[Some records]
○ ○ ○ ○
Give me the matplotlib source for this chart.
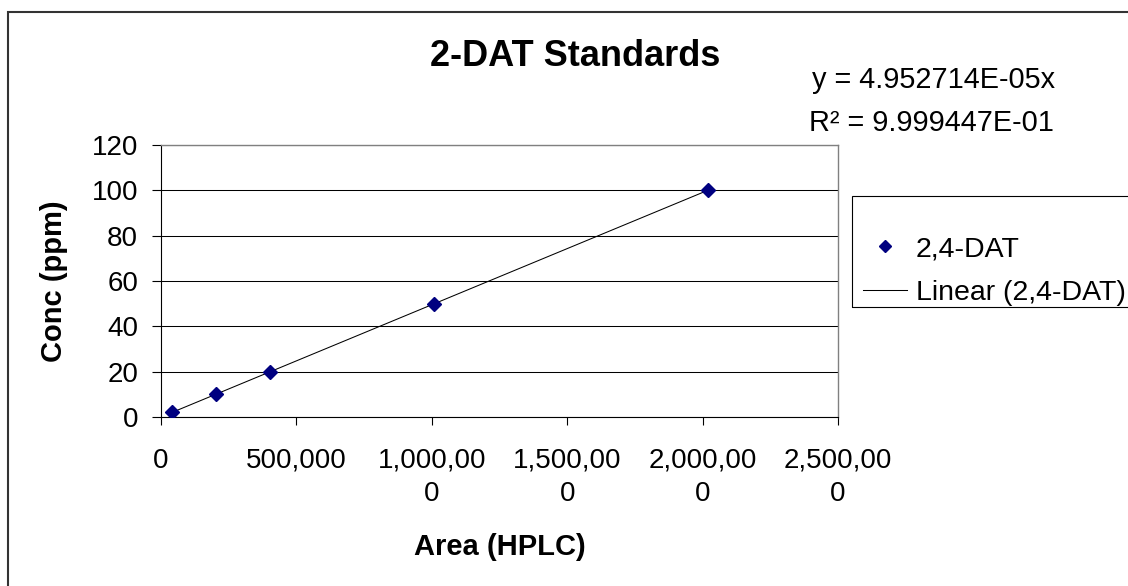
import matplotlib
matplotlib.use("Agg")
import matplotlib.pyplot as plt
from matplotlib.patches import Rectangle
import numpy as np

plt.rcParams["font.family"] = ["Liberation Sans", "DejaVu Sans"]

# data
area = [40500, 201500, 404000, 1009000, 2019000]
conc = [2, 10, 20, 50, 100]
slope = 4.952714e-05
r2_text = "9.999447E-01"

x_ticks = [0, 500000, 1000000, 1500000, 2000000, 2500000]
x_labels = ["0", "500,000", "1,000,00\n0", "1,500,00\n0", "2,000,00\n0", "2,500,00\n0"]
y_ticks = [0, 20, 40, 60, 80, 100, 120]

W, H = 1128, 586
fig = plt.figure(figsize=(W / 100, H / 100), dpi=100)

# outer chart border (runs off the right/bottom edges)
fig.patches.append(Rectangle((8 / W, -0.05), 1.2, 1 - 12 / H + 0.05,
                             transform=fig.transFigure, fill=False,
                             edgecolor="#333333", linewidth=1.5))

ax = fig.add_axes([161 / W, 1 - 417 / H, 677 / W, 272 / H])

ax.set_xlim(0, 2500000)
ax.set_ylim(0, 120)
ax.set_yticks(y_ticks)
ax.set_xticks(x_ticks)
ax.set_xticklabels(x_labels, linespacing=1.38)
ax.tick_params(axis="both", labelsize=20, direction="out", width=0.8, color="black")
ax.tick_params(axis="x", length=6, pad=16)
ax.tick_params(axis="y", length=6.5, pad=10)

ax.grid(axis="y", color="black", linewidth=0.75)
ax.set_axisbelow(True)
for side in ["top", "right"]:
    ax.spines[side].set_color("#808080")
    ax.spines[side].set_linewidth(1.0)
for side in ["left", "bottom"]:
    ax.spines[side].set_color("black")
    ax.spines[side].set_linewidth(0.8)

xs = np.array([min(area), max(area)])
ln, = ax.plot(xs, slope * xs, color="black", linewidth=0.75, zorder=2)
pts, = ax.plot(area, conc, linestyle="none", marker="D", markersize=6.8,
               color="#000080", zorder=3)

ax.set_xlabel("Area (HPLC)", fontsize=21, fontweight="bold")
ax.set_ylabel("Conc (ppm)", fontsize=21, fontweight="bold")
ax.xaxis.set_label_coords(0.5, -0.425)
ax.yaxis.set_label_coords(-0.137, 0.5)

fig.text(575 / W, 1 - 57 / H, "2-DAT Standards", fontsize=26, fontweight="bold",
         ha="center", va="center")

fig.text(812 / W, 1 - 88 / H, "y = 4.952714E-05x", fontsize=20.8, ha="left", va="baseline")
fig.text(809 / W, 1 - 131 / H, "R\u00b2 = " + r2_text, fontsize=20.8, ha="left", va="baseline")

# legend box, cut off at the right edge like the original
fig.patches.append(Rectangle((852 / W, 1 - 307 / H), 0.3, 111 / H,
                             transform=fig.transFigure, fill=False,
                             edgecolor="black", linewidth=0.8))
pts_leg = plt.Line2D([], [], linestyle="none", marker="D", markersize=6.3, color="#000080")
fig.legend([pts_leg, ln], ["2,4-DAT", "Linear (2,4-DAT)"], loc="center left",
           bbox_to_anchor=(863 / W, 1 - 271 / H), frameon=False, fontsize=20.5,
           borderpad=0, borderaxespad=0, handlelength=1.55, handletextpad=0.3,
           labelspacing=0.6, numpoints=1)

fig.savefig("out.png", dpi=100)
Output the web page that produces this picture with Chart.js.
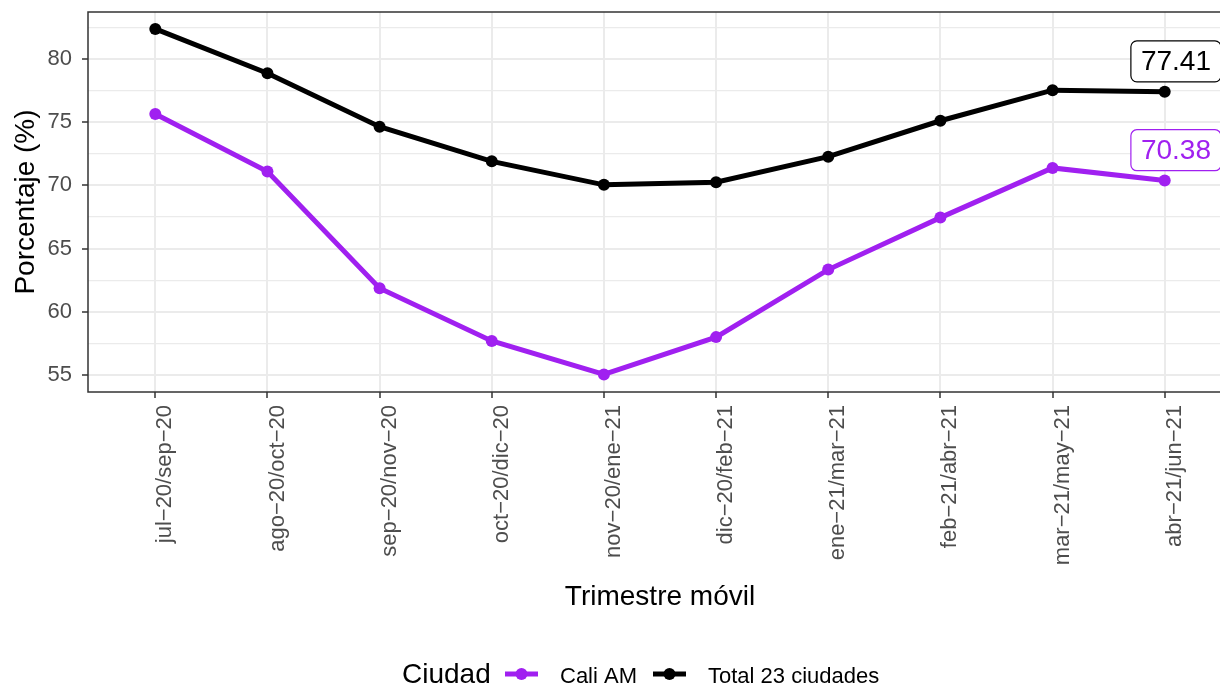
○ ○ ○ ○
■ Exercise: Set down the records above word for word, from the first line through the line containing "ax.spines[side].set_linewidth(0.8)", both included; leave out the pictures.

■ Worked answer:
Give me the matplotlib source for this chart.
import matplotlib
matplotlib.use("Agg")
import matplotlib.pyplot as plt
from matplotlib.patches import Rectangle
import numpy as np

plt.rcParams["font.family"] = ["Liberation Sans", "DejaVu Sans"]

# data
area = [40500, 201500, 404000, 1009000, 2019000]
conc = [2, 10, 20, 50, 100]
slope = 4.952714e-05
r2_text = "9.999447E-01"

x_ticks = [0, 500000, 1000000, 1500000, 2000000, 2500000]
x_labels = ["0", "500,000", "1,000,00\n0", "1,500,00\n0", "2,000,00\n0", "2,500,00\n0"]
y_ticks = [0, 20, 40, 60, 80, 100, 120]

W, H = 1128, 586
fig = plt.figure(figsize=(W / 100, H / 100), dpi=100)

# outer chart border (runs off the right/bottom edges)
fig.patches.append(Rectangle((8 / W, -0.05), 1.2, 1 - 12 / H + 0.05,
                             transform=fig.transFigure, fill=False,
                             edgecolor="#333333", linewidth=1.5))

ax = fig.add_axes([161 / W, 1 - 417 / H, 677 / W, 272 / H])

ax.set_xlim(0, 2500000)
ax.set_ylim(0, 120)
ax.set_yticks(y_ticks)
ax.set_xticks(x_ticks)
ax.set_xticklabels(x_labels, linespacing=1.38)
ax.tick_params(axis="both", labelsize=20, direction="out", width=0.8, color="black")
ax.tick_params(axis="x", length=6, pad=16)
ax.tick_params(axis="y", length=6.5, pad=10)

ax.grid(axis="y", color="black", linewidth=0.75)
ax.set_axisbelow(True)
for side in ["top", "right"]:
    ax.spines[side].set_color("#808080")
    ax.spines[side].set_linewidth(1.0)
for side in ["left", "bottom"]:
    ax.spines[side].set_color("black")
    ax.spines[side].set_linewidth(0.8)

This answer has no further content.